Starting with the first line of the listing, quote each line exactly until and including the one with "y_ticks = [46, 46.5, 47, 47.5, 48]", leaving pictures out.

┌────────

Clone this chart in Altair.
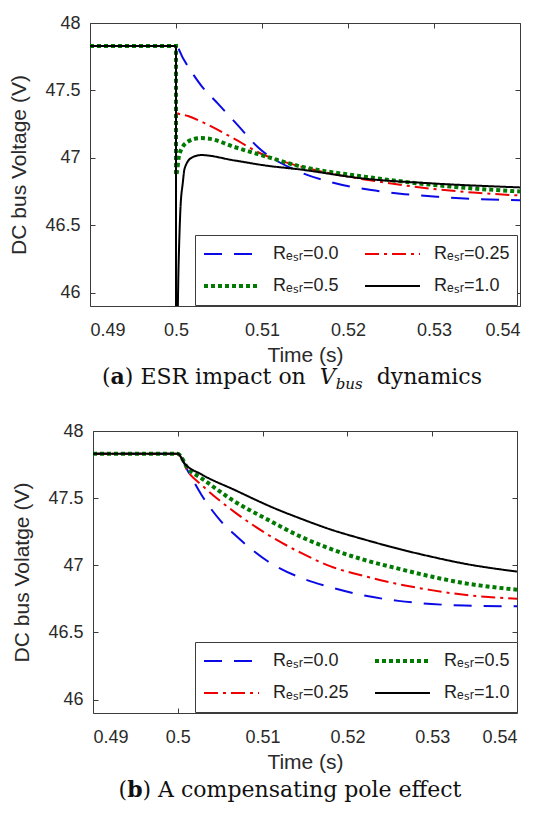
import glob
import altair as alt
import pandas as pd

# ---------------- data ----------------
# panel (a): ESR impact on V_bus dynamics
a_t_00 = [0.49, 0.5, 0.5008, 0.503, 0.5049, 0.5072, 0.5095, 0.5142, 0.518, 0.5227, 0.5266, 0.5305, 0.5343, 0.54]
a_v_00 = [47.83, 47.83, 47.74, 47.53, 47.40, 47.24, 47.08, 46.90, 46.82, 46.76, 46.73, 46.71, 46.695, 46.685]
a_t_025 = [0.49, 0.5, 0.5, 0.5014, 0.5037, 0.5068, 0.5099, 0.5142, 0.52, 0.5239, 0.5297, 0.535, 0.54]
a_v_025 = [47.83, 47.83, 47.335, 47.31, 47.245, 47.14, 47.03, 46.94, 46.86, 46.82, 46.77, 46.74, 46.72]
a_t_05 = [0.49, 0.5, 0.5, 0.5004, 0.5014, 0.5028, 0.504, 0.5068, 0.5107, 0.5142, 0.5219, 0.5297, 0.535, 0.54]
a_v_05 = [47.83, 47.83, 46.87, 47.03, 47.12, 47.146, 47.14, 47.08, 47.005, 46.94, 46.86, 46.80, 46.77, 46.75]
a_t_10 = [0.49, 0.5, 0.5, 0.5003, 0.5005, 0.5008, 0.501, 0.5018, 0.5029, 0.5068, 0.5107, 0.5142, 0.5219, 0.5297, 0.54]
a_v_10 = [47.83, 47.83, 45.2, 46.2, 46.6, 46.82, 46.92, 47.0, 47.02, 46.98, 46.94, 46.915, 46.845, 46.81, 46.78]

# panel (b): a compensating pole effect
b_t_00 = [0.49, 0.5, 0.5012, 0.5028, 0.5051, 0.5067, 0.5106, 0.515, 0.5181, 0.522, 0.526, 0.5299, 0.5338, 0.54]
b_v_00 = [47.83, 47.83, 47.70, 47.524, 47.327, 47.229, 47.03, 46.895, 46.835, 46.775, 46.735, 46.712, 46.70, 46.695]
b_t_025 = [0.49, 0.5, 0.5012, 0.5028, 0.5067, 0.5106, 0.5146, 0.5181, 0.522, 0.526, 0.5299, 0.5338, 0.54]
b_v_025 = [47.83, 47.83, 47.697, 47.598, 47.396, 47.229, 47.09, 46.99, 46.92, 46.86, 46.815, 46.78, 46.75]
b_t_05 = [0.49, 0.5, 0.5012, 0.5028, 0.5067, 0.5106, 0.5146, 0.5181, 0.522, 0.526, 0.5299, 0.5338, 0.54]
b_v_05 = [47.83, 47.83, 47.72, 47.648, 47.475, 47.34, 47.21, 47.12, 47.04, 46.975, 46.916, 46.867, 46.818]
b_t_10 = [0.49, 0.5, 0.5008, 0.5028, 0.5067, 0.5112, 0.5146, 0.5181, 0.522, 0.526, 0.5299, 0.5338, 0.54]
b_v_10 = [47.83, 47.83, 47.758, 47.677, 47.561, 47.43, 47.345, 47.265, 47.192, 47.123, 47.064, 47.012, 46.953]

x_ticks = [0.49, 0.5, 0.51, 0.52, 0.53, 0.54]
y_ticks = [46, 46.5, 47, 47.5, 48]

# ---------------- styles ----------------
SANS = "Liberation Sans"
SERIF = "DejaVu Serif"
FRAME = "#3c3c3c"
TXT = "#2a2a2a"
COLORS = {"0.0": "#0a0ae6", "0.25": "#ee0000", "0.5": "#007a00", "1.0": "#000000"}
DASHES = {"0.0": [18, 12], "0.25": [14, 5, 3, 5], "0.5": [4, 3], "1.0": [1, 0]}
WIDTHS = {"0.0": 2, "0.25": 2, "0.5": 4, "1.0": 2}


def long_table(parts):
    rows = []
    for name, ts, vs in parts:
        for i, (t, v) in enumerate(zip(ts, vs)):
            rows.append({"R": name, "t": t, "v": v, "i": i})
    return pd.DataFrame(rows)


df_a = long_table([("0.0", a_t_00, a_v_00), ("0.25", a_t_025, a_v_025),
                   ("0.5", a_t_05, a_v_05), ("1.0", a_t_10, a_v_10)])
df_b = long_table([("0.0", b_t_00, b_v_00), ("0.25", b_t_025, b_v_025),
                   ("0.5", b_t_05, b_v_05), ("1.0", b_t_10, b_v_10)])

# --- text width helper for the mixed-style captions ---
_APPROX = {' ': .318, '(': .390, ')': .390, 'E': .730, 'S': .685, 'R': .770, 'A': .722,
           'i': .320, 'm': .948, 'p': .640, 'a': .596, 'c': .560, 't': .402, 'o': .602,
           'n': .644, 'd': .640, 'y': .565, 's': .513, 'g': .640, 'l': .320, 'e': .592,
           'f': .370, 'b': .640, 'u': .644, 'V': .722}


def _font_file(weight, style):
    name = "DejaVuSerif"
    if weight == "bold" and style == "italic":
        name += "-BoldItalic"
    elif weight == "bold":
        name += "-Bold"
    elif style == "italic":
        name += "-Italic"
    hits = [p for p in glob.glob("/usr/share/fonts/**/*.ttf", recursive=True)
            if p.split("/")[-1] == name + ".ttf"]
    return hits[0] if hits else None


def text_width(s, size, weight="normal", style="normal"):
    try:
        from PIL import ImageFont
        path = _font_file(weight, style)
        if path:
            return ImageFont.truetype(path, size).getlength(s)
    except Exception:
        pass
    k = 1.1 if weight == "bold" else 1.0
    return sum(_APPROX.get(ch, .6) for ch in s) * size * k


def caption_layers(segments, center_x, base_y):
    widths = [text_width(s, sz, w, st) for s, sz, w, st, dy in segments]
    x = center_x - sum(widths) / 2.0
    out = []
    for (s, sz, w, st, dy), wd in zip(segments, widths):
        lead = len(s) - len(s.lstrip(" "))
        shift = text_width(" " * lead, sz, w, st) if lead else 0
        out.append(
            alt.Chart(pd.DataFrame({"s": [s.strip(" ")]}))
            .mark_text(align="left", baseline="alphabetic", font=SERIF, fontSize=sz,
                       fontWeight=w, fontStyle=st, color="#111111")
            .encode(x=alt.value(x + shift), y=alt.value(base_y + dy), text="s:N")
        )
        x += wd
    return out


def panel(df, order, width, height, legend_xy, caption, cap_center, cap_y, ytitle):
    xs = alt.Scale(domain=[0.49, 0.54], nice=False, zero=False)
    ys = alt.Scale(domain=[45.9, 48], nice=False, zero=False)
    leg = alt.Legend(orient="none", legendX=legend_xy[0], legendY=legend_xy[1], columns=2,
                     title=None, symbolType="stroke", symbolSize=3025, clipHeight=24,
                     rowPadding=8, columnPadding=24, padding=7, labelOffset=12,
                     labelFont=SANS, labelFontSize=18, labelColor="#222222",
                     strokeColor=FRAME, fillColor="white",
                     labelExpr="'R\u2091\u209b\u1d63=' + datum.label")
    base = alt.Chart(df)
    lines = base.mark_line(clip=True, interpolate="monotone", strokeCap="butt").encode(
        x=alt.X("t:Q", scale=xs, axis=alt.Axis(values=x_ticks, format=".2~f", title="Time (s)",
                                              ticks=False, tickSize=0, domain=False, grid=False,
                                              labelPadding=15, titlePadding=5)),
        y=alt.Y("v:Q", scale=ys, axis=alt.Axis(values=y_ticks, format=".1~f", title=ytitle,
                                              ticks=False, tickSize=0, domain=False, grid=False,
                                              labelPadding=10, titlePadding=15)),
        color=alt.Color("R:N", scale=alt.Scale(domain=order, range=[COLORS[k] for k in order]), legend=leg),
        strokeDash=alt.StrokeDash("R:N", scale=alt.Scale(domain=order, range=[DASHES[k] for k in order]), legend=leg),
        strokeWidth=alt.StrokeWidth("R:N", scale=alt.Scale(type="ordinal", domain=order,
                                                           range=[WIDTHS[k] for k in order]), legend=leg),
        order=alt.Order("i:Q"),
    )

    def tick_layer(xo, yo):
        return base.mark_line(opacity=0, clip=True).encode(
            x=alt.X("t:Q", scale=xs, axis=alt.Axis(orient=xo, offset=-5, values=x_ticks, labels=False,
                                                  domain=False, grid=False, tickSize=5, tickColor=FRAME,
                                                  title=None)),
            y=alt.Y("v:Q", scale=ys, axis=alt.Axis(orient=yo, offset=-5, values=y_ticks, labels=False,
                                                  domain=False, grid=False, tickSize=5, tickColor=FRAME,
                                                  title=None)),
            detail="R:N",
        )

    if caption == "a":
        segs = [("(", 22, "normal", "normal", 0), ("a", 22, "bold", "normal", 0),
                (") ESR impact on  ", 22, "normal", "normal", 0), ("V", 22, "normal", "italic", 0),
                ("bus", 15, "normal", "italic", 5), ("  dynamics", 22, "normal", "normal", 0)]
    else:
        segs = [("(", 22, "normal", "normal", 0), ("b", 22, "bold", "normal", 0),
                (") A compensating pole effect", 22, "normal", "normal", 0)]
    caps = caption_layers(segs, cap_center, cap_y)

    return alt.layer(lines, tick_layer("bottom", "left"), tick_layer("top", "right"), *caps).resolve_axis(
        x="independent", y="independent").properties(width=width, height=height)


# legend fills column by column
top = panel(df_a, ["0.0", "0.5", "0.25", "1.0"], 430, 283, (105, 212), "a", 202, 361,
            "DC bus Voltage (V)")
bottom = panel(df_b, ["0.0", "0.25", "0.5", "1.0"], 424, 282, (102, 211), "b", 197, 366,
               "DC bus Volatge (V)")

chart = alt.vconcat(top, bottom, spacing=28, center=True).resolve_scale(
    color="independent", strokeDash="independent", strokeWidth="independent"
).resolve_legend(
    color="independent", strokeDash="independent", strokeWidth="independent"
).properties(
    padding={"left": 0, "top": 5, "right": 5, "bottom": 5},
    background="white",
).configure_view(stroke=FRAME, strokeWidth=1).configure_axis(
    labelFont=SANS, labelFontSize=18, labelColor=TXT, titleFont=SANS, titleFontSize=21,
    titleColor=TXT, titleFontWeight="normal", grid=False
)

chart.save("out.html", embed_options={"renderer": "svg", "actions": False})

└────────

SOLUTION TO THIS EXERCISE =>
Clone this chart in Altair.
import glob
import altair as alt
import pandas as pd

# ---------------- data ----------------
# panel (a): ESR impact on V_bus dynamics
a_t_00 = [0.49, 0.5, 0.5008, 0.503, 0.5049, 0.5072, 0.5095, 0.5142, 0.518, 0.5227, 0.5266, 0.5305, 0.5343, 0.54]
a_v_00 = [47.83, 47.83, 47.74, 47.53, 47.40, 47.24, 47.08, 46.90, 46.82, 46.76, 46.73, 46.71, 46.695, 46.685]
a_t_025 = [0.49, 0.5, 0.5, 0.5014, 0.5037, 0.5068, 0.5099, 0.5142, 0.52, 0.5239, 0.5297, 0.535, 0.54]
a_v_025 = [47.83, 47.83, 47.335, 47.31, 47.245, 47.14, 47.03, 46.94, 46.86, 46.82, 46.77, 46.74, 46.72]
a_t_05 = [0.49, 0.5, 0.5, 0.5004, 0.5014, 0.5028, 0.504, 0.5068, 0.5107, 0.5142, 0.5219, 0.5297, 0.535, 0.54]
a_v_05 = [47.83, 47.83, 46.87, 47.03, 47.12, 47.146, 47.14, 47.08, 47.005, 46.94, 46.86, 46.80, 46.77, 46.75]
a_t_10 = [0.49, 0.5, 0.5, 0.5003, 0.5005, 0.5008, 0.501, 0.5018, 0.5029, 0.5068, 0.5107, 0.5142, 0.5219, 0.5297, 0.54]
a_v_10 = [47.83, 47.83, 45.2, 46.2, 46.6, 46.82, 46.92, 47.0, 47.02, 46.98, 46.94, 46.915, 46.845, 46.81, 46.78]

# panel (b): a compensating pole effect
b_t_00 = [0.49, 0.5, 0.5012, 0.5028, 0.5051, 0.5067, 0.5106, 0.515, 0.5181, 0.522, 0.526, 0.5299, 0.5338, 0.54]
b_v_00 = [47.83, 47.83, 47.70, 47.524, 47.327, 47.229, 47.03, 46.895, 46.835, 46.775, 46.735, 46.712, 46.70, 46.695]
b_t_025 = [0.49, 0.5, 0.5012, 0.5028, 0.5067, 0.5106, 0.5146, 0.5181, 0.522, 0.526, 0.5299, 0.5338, 0.54]
b_v_025 = [47.83, 47.83, 47.697, 47.598, 47.396, 47.229, 47.09, 46.99, 46.92, 46.86, 46.815, 46.78, 46.75]
b_t_05 = [0.49, 0.5, 0.5012, 0.5028, 0.5067, 0.5106, 0.5146, 0.5181, 0.522, 0.526, 0.5299, 0.5338, 0.54]
b_v_05 = [47.83, 47.83, 47.72, 47.648, 47.475, 47.34, 47.21, 47.12, 47.04, 46.975, 46.916, 46.867, 46.818]
b_t_10 = [0.49, 0.5, 0.5008, 0.5028, 0.5067, 0.5112, 0.5146, 0.5181, 0.522, 0.526, 0.5299, 0.5338, 0.54]
b_v_10 = [47.83, 47.83, 47.758, 47.677, 47.561, 47.43, 47.345, 47.265, 47.192, 47.123, 47.064, 47.012, 46.953]

x_ticks = [0.49, 0.5, 0.51, 0.52, 0.53, 0.54]
y_ticks = [46, 46.5, 47, 47.5, 48]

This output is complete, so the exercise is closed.